Para disputar com sucesso os rumos do governo, bem como para vencer as eleições de 2008 e 2010, o PT deve recompor relações com os demais integrantes da esquerda política e social brasileira.

Durante vários anos, a esquerda brasileira organizou-se em torno do objetivo de conquistar o governo federal. Isto favorecia, direta ou indiretamente, a hegemonia petista no conjunto da esquerda brasileira.

A crise de 2005 enfraqueceu relativamente o PT. Nossa experiência de governo abriu brechas entre o petismo e o “lulismo” e ampliou as contradições com parte de nossas bases sociais. Ademais, não há uma candidatura “natural” para 2010.

Isto tudo reforçou, nos demais partidos da esquerda, o legítimo desejo de ter candidatos próprios à presidência. A isso se soma o conflito existente entre as diferentes correntes que convivem no interior da esquerda brasileira.

Entre estas correntes, temos o “possibilismo”, que reduz e submete o projeto de esquerda ao que supostamente é “possível” fazer, na atual conjuntura e nas atuais condições, através do governo. Isso ajuda a entender o apoio que alguns dão a toda e qualquer ação de governo, sem mediações, sem crítica e sem autonomia; ou atitudes extremistas como a defesa de uma aliança com o PSDB.

Temos também os “movimentistas”, para quem os processos eleitorais estariam “superados”, motivo pelo qual defendem uma estratégia de acúmulo de forças que subestima ou desconsidera o papel das eleições e dos governos.

Temos, ainda, o “anti-petismo”, que pode assumir tanto uma face “esquerdista” e udenista, quanto uma face moderada, como acontece no caso daqueles que defendem enfraquecer o PT para assim constituir uma alternativa para a eleição de 2010. Uns e outros não percebem que o enfraquecimento do PT resultaria no fortalecimento da direita.

Por cima de todas estas correntes, paira um enigma a ser decifrado: o “lulismo”.

Na história do Brasil, esta não é a primeira vez que uma liderança política adquire caráter extremamente massivo. Foi este o caso do prestismo, do varguismo e do brizolismo, à esquerda. Mas foi também o caso do janismo, do ademarismo e do malufismo, à direita.

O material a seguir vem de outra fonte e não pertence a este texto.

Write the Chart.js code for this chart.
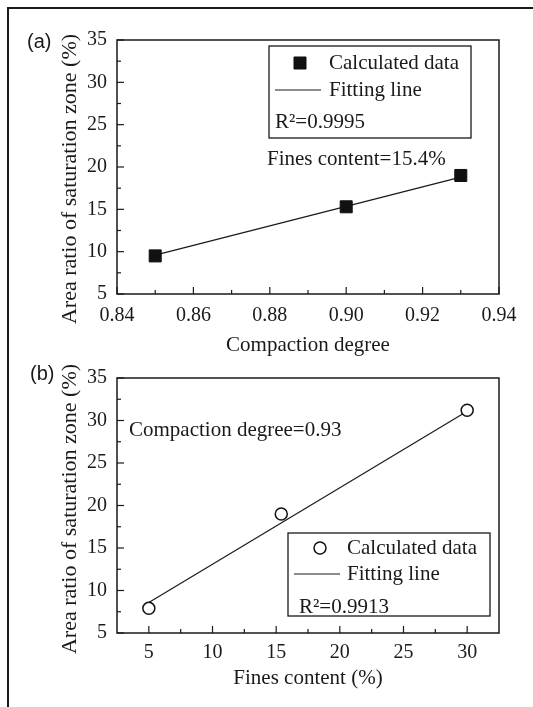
<!DOCTYPE html>
<html>
<head>
<meta charset="utf-8">
<script src="https://cdn.jsdelivr.net/npm/chart.js@4"></script>
<style>
  body { margin: 0; background: #fff; }
  #wrap { position: relative; width: 533px; height: 707px; overflow: hidden; }
  #frame { position: absolute; left: 7px; top: 7px; width: 540px; height: 720px;
           border-left: 2px solid #1a1a1a; border-top: 2px solid #1a1a1a; }
  canvas { position: absolute; left: 0; }
  #chartA { top: 0; }
  #chartB { top: 340px; }
</style>
</head>
<body>
<div id="wrap">
  <div id="frame"></div>
  <canvas id="chartA" width="533" height="370"></canvas>
  <canvas id="chartB" width="533" height="367"></canvas>
</div>
<script>
// (a) area ratio vs compaction degree, fines content = 15.4%
const compaction = [0.85, 0.90, 0.93]
const areaA = [9.5, 15.3, 19.0]
const fitCompaction = [0.85, 0.93]
const fitAreaA = [9.6, 18.8]

// (b) area ratio vs fines content, compaction degree = 0.93
const fines = [5, 15.4, 30]
const areaB = [7.9, 19.0, 31.2]
const fitFines = [5, 30]
const fitAreaB = [8.6, 31.1]

// axis ticks
const yTicks = [5, 10, 15, 20, 25, 30, 35]
const yMinor = [7.5, 12.5, 17.5, 22.5, 27.5, 32.5]
const xTicksA = [0.84, 0.86, 0.88, 0.90, 0.92, 0.94]
const xMinorA = [0.85, 0.87, 0.89, 0.91, 0.93]
const xTicksB = [5, 10, 15, 20, 25, 30]
const xMinorB = [7.5, 12.5, 17.5, 22.5, 27.5]

const yTitle = 'Area ratio of saturation zone (%)'
const serif = '"Liberation Serif", "Times New Roman", serif'
const ink = '#1a1a1a'
Chart.defaults.font.family = serif
Chart.defaults.color = ink

const pts = (xs, ys) => xs.map((x, i) => ({ x: x, y: ys[i] }))

// frame, inward ticks, y title, legend box and notes
const panelDecor = {
    id: 'panelDecor',
    afterDraw(chart, args, o) {
        const { ctx, chartArea: a } = chart
        const x = chart.scales.x, y = chart.scales.y
        ctx.save()
        ctx.strokeStyle = ink
        ctx.fillStyle = ink
        ctx.lineWidth = 1.5
        ctx.strokeRect(a.left, a.top, a.right - a.left, a.bottom - a.top)
        ctx.lineWidth = 1.2
        const tx = (vals, len) => vals.forEach(v => {
            const p = x.getPixelForValue(v)
            ctx.beginPath(); ctx.moveTo(p, a.bottom); ctx.lineTo(p, a.bottom - len); ctx.stroke()
        })
        const ty = (vals, len) => vals.forEach(v => {
            const p = y.getPixelForValue(v)
            ctx.beginPath(); ctx.moveTo(a.left, p); ctx.lineTo(a.left + len, p); ctx.stroke()
        })
        tx(o.xMajor, 7); tx(o.xMinor, 4)
        ty(yTicks, 7); ty(yMinor, 4)

        // legend
        const L = o.legend
        ctx.lineWidth = 1.3
        ctx.strokeRect(L.box[0], L.box[1], L.box[2] - L.box[0], L.box[3] - L.box[1])
        const ds = chart.data.datasets
        const m = ds[0]
        ctx.lineWidth = m.borderWidth
        ctx.strokeStyle = m.borderColor
        ctx.fillStyle = m.backgroundColor
        Chart.helpers.drawPoint(ctx, { pointStyle: m.pointStyle, radius: m.pointRadius, borderWidth: m.borderWidth }, L.mark[0], L.mark[1])
        ctx.strokeStyle = ds[1].borderColor
        ctx.lineWidth = ds[1].borderWidth
        ctx.beginPath(); ctx.moveTo(L.line[0], L.line[2]); ctx.lineTo(L.line[1], L.line[2]); ctx.stroke()

        ctx.fillStyle = ink
        ctx.font = '21px ' + serif
        ctx.textBaseline = 'middle'
        ctx.textAlign = 'left'
        ctx.fillText(m.label, L.textX, L.mark[1])
        ctx.fillText(ds[1].label, L.textX, L.line[2])
        ctx.fillText(L.r2, L.r2Pos[0], L.r2Pos[1])
        ctx.fillText(o.note, o.notePos[0], o.notePos[1])

        // rotated y axis title
        ctx.save()
        ctx.font = '22px ' + serif
        ctx.textAlign = 'center'
        ctx.translate(o.yTitlePos[0], o.yTitlePos[1])
        ctx.rotate(-Math.PI / 2)
        ctx.fillText(yTitle, 0, 0)
        ctx.restore()

        ctx.font = '20px "Liberation Sans", Arial, sans-serif'
        ctx.fillText(o.tag, o.tagPos[0], o.tagPos[1])
        ctx.restore()
    }
}

function makeAxes(cfg) {
    const tickFont = { size: 20, family: serif }
    const titleFont = { size: 21, family: serif }
    return {
        x: {
            type: 'linear', min: cfg.xMin, max: cfg.xMax,
            grid: { display: false, drawTicks: false }, border: { display: false },
            afterBuildTicks: s => { s.ticks = cfg.xTicks.map(v => ({ value: v })) },
            afterFit: s => { s.height = cfg.xAxisH },
            ticks: { font: tickFont, color: ink, padding: cfg.xPad, maxRotation: 0, callback: cfg.xFmt },
            title: { display: true, text: cfg.xTitle, font: titleFont, color: ink, padding: { top: 0, bottom: cfg.xTitlePad } }
        },
        y: {
            type: 'linear', min: 5, max: 35,
            grid: { display: false, drawTicks: false }, border: { display: false },
            afterBuildTicks: s => { s.ticks = yTicks.map(v => ({ value: v })) },
            afterFit: s => { s.width = 117 },
            ticks: { font: tickFont, color: ink, padding: 10 }
        }
    }
}

new Chart(document.getElementById('chartA'), {
    type: 'scatter',
    data: {
        datasets: [{
            label: 'Calculated data',
            data: pts(compaction, areaA),
            pointStyle: 'rect',
            pointRadius: 8.5,
            backgroundColor: '#111',
            borderColor: '#111',
            borderWidth: 1
        }, {
            label: 'Fitting line',
            data: pts(fitCompaction, fitAreaA),
            showLine: true,
            pointRadius: 0,
            borderColor: ink,
            borderWidth: 1.2
        }]
    },
    options: {
        responsive: false,
        animation: false,
        layout: { padding: { left: 0, top: 40, right: 34, bottom: 0 } },
        scales: makeAxes({
            xMin: 0.84, xMax: 0.94, xTicks: xTicksA, xAxisH: 76, xPad: 10, xTitlePad: 12,
            xFmt: v => v.toFixed(2), xTitle: 'Compaction degree'
        }),
        plugins: {
            legend: { display: false },
            tooltip: { enabled: false },
            panelDecor: {
                xMajor: xTicksA, xMinor: xMinorA,
                legend: { box: [269, 46, 471, 138], mark: [300, 63], line: [275, 321, 90], textX: 329, r2: 'R²=0.9995', r2Pos: [275, 122] },
                note: 'Fines content=15.4%', notePos: [267, 159],
                tag: '(a)', tagPos: [27, 42],
                yTitlePos: [70, 179]
            }
        }
    },
    plugins: [panelDecor]
})

new Chart(document.getElementById('chartB'), {
    type: 'scatter',
    data: {
        datasets: [{
            label: 'Calculated data',
            data: pts(fines, areaB),
            pointStyle: 'circle',
            pointRadius: 6,
            backgroundColor: '#fff',
            borderColor: '#111',
            borderWidth: 1.5
        }, {
            label: 'Fitting line',
            data: pts(fitFines, fitAreaB),
            showLine: true,
            pointRadius: 0,
            borderColor: ink,
            borderWidth: 1.2
        }]
    },
    options: {
        responsive: false,
        animation: false,
        layout: { padding: { left: 0, top: 38, right: 34, bottom: 0 } },
        scales: makeAxes({
            xMin: 2.5, xMax: 32.5, xTicks: xTicksB, xAxisH: 74, xPad: 8, xTitlePad: 16,
            xFmt: v => String(v), xTitle: 'Fines content (%)'
        }),
        plugins: {
            legend: { display: false },
            tooltip: { enabled: false },
            panelDecor: {
                xMajor: xTicksB, xMinor: xMinorB,
                legend: { box: [288, 193, 490, 276], mark: [320, 208], line: [294, 340, 234], textX: 347, r2: 'R²=0.9913', r2Pos: [299, 267] },
                note: 'Compaction degree=0.93', notePos: [129, 90],
                tag: '(b)', tagPos: [30, 34],
                yTitlePos: [70, 169]
            }
        }
    },
    plugins: [panelDecor]
})
</script>
</body>
</html>
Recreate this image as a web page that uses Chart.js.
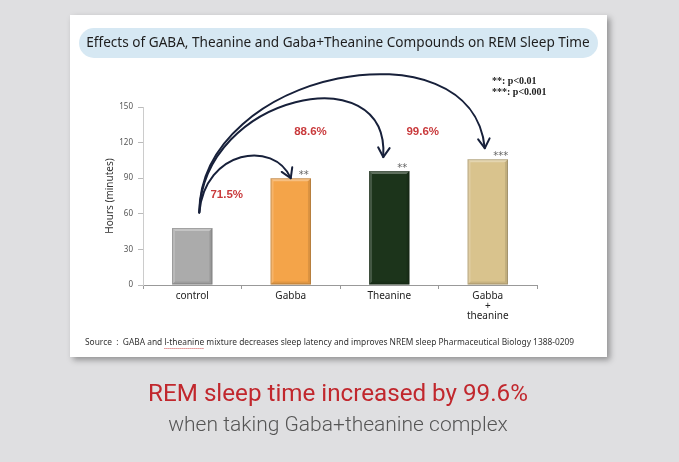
<!DOCTYPE html>
<html>
<head>
<meta charset="utf-8">
<script src="https://cdn.jsdelivr.net/npm/chart.js@4.4.1/dist/chart.umd.min.js"></script>
<style>
  html, body { margin: 0; padding: 0; background: #dfdfe1; }
  canvas { display: block; }
</style>
</head>
<body>
<canvas id="chart" width="679" height="462"></canvas>
<script>
// values
const categories = ['control', 'Gabba', 'Theanine', ['Gabba', '+', 'theanine']];
const sleepMinutes = [48, 90, 96, 106];
const barColors = ['#ababab', '#f4a449', '#1c341b', '#d9c38d'];
const stars = ['', '**', '**', '***'];
const increases = ['71.5%', '88.6%', '99.6%'];
const yTicks = [0, 30, 60, 90, 120, 150];

const titleText = 'Effects of GABA, Theanine and Gaba+Theanine Compounds on REM Sleep Time';
const sourceText = 'Source  :  GABA and l-theanine mixture decreases sleep latency and improves NREM sleep Pharmaceutical Biology 1388-0209';

const roundRect = (ctx, x, y, w, h, r) => {
    ctx.beginPath();
    ctx.moveTo(x + r, y);
    ctx.arcTo(x + w, y, x + w, y + h, r);
    ctx.arcTo(x + w, y + h, x, y + h, r);
    ctx.arcTo(x, y + h, x, y, r);
    ctx.arcTo(x, y, x + w, y, r);
    ctx.closePath();
};

const backdrop = {
    id: 'backdrop',
    beforeDraw(chart) {
        const ctx = chart.ctx;
        ctx.save();
        ctx.fillStyle = '#dfdfe1';
        ctx.fillRect(0, 0, chart.width, chart.height);
        // card
        ctx.shadowColor = 'rgba(0,0,0,0.35)';
        ctx.shadowBlur = 6;
        ctx.shadowOffsetX = 3;
        ctx.shadowOffsetY = 3;
        ctx.fillStyle = '#ffffff';
        ctx.fillRect(70, 15, 537, 342);
        ctx.shadowColor = 'transparent';
        // title pill
        ctx.fillStyle = '#d6e8f3';
        roundRect(ctx, 79, 28, 519, 30, 15);
        ctx.fill();
        ctx.fillStyle = '#1e1e1e';
        ctx.font = '13.6px "Noto Sans", sans-serif';
        ctx.textAlign = 'center';
        ctx.textBaseline = 'middle';
        ctx.fillText(titleText, 338, 43);
        ctx.restore();
    },
    afterDraw(chart) {
        const ctx = chart.ctx;
        ctx.save();
        // significance key
        ctx.fillStyle = '#222';
        ctx.font = 'bold 10px "Liberation Serif", serif';
        ctx.textAlign = 'left';
        ctx.textBaseline = 'middle';
        ctx.fillText('**: p<0.01', 492, 81);
        ctx.fillText('***: p<0.001', 492, 92);
        // source line
        ctx.fillStyle = '#333';
        ctx.font = '8.4px "Noto Sans", sans-serif';
        ctx.fillText(sourceText, 85, 343);
        const pre = ctx.measureText('Source  :  GABA and ').width;
        const w = ctx.measureText('l-theanine').width;
        ctx.strokeStyle = '#d05050';
        ctx.setLineDash([1, 1]);
        ctx.lineWidth = 1;
        ctx.beginPath();
        ctx.moveTo(85 + pre, 348.5);
        ctx.lineTo(85 + pre + w, 348.5);
        ctx.stroke();
        ctx.setLineDash([]);
        // caption under the card
        ctx.textAlign = 'center';
        ctx.fillStyle = '#c1272d';
        ctx.font = '24.2px Roboto, sans-serif';
        ctx.fillText('REM sleep time increased by 99.6%', 338, 395);
        ctx.fillStyle = '#555';
        ctx.font = '300 21px Roboto, sans-serif';
        ctx.fillText('when taking Gaba+theanine complex', 338, 426);
        ctx.restore();
    },
    afterDatasetsDraw(chart) {
        const ctx = chart.ctx;
        const xs = chart.scales.x, ys = chart.scales.y;
        const bars = chart.getDatasetMeta(0).data;
        ctx.save();
        // soft bevel on the bars
        bars.forEach((bar) => {
            const l = bar.x - bar.width / 2, r = bar.x + bar.width / 2, t = bar.y, b = bar.base, e = 3;
            const side = (pts, col) => {
                ctx.fillStyle = col;
                ctx.beginPath();
                ctx.moveTo(pts[0][0], pts[0][1]);
                pts.slice(1).forEach(p => ctx.lineTo(p[0], p[1]));
                ctx.closePath();
                ctx.fill();
            };
            side([[l, t], [r, t], [r - e, t + e], [l + e, t + e]], 'rgba(255,255,255,0.3)');
            side([[l, t], [l + e, t + e], [l + e, b - e], [l, b]], 'rgba(255,255,255,0.18)');
            side([[r, t], [r, b], [r - e, b - e], [r - e, t + e]], 'rgba(0,0,0,0.1)');
            side([[l, b], [l + e, b - e], [r - e, b - e], [r, b]], 'rgba(0,0,0,0.08)');
            ctx.strokeStyle = 'rgba(0,0,0,0.18)';
            ctx.lineWidth = 1;
            ctx.strokeRect(l + 0.5, t + 0.5, bar.width - 1, b - t - 1);
        });
        // stars above bars
        ctx.fillStyle = '#666';
        ctx.font = '10px "DejaVu Sans", sans-serif';
        ctx.textAlign = 'center';
        ctx.textBaseline = 'bottom';
        bars.forEach((bar, i) => {
            if (stars[i]) ctx.fillText(stars[i], bar.x + 13, bar.y + 2);
        });
        // arrows from the control bar
        const sx = xs.getPixelForValue(0) + 7, sy = ys.getPixelForValue(61);
        const arcs = [
            { tip: [bars[1].x, bars[1].y], c1: [sx + 6, sy - 63], c2: [bars[1].x - 17, sy - 73] },
            { tip: [bars[2].x - 6, bars[2].y - 14], c1: [sx + 4, sy - 118], c2: [bars[2].x + 1, sy - 158] },
            { tip: [bars[3].x - 3, bars[3].y - 11], c1: [sx + 1, sy - 143], c2: [bars[3].x - 15, sy - 193] }
        ];
        ctx.strokeStyle = '#17203a';
        ctx.lineWidth = 2;
        ctx.lineCap = 'round';
        arcs.forEach(a => {
            ctx.beginPath();
            ctx.moveTo(sx, sy);
            ctx.bezierCurveTo(a.c1[0], a.c1[1], a.c2[0], a.c2[1], a.tip[0], a.tip[1]);
            ctx.stroke();
            const ang = Math.atan2(a.tip[1] - a.c2[1], a.tip[0] - a.c2[0]);
            ctx.beginPath();
            [ang + Math.PI - 0.55, ang + Math.PI + 0.55].forEach(t => {
                ctx.moveTo(a.tip[0], a.tip[1]);
                ctx.lineTo(a.tip[0] + 11 * Math.cos(t), a.tip[1] + 11 * Math.sin(t));
            });
            ctx.stroke();
        });
        // percentage labels
        ctx.fillStyle = '#c93a3c';
        ctx.font = 'bold 11.5px "Liberation Sans", sans-serif';
        ctx.textBaseline = 'middle';
        const spots = [[0.35, 76], [1.2, 129], [2.34, 129]];
        increases.forEach((txt, i) => {
            ctx.fillText(txt, xs.getPixelForValue(spots[i][0]), ys.getPixelForValue(spots[i][1]));
        });
        ctx.restore();
    }
};

new Chart(document.getElementById('chart'), {
    type: 'bar',
    data: {
        labels: categories,
        datasets: [{
            data: sleepMinutes,
            backgroundColor: barColors,
            borderWidth: 0,
            barPercentage: 0.41,
            categoryPercentage: 1
        }]
    },
    options: {
        responsive: false,
        animation: false,
        devicePixelRatio: 1,
        layout: { padding: { left: 98, right: 142, top: 107, bottom: 127 } },
        plugins: { legend: { display: false }, tooltip: { enabled: false } },
        scales: {
            x: {
                afterFit: s => { s.height = 50; },
                grid: { offset: true, drawOnChartArea: false, tickLength: 4, color: '#999' },
                border: { color: '#999' },
                ticks: { color: '#222', padding: 2, font: { size: 10, family: '"Noto Sans", sans-serif', lineHeight: 1.0 } }
            },
            y: {
                min: yTicks[0],
                max: yTicks[yTicks.length - 1],
                afterFit: s => { s.width = 45; },
                afterBuildTicks: s => { s.ticks = yTicks.map(v => ({ value: v })); },
                grid: { drawOnChartArea: false, tickLength: 5, color: '#bbb' },
                border: { color: '#ccc' },
                ticks: { color: '#555', padding: 5, font: { size: 8, family: '"Noto Sans", sans-serif' } },
                title: {
                    display: true,
                    text: 'Hours (minutes)',
                    color: '#333',
                    padding: { top: 6, bottom: 4 },
                    font: { size: 10, family: '"Noto Sans", sans-serif' }
                }
            }
        }
    },
    plugins: [backdrop]
});
</script>
</body>
</html>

A consistência deste fenômeno, no caso de Lula, possui duas grandes explicações: a existência do PT, que sustentou politicamente suas cinco candidaturas a presidente; e as realizações e significados materiais e simbólicos do primeiro governo Lula.

Na história da esquerda brasileira, bem como na história da esquerda latino-americana, lideranças de massas como Lula sempre mantiveram uma relação contraditória com os partidos políticos. Não surpreende, pois, que haja pontos de tensão entre o “lulismo” e o “petismo”. Admitir estes pontos de tensão é necessário, seja para evitar o antagonismo entre o petismo e o “lulismo”, seja para evitar a submissão do petismo ao “lulismo”.

Milhões de brasileiros e brasileiras têm na adesão a Lula sua primeira e principal manifestação de consciência de classe. Devemos criar mecanismos que levem estas multidões a se engajar nas organizações coletivas, como os sindicatos e movimentos sociais.

Por outro lado, há milhares de militantes que colocam sua ligação com Lula acima de seu compromisso com o Partido e outras formas de organização coletiva. De maneira pedagógica e firme, devemos convencer estes militantes que um projeto coletivo não pode se organizar em torno de uma pessoa. E que o Partido é um projeto coletivo que deve ser preservado acima de tudo e de qualquer um.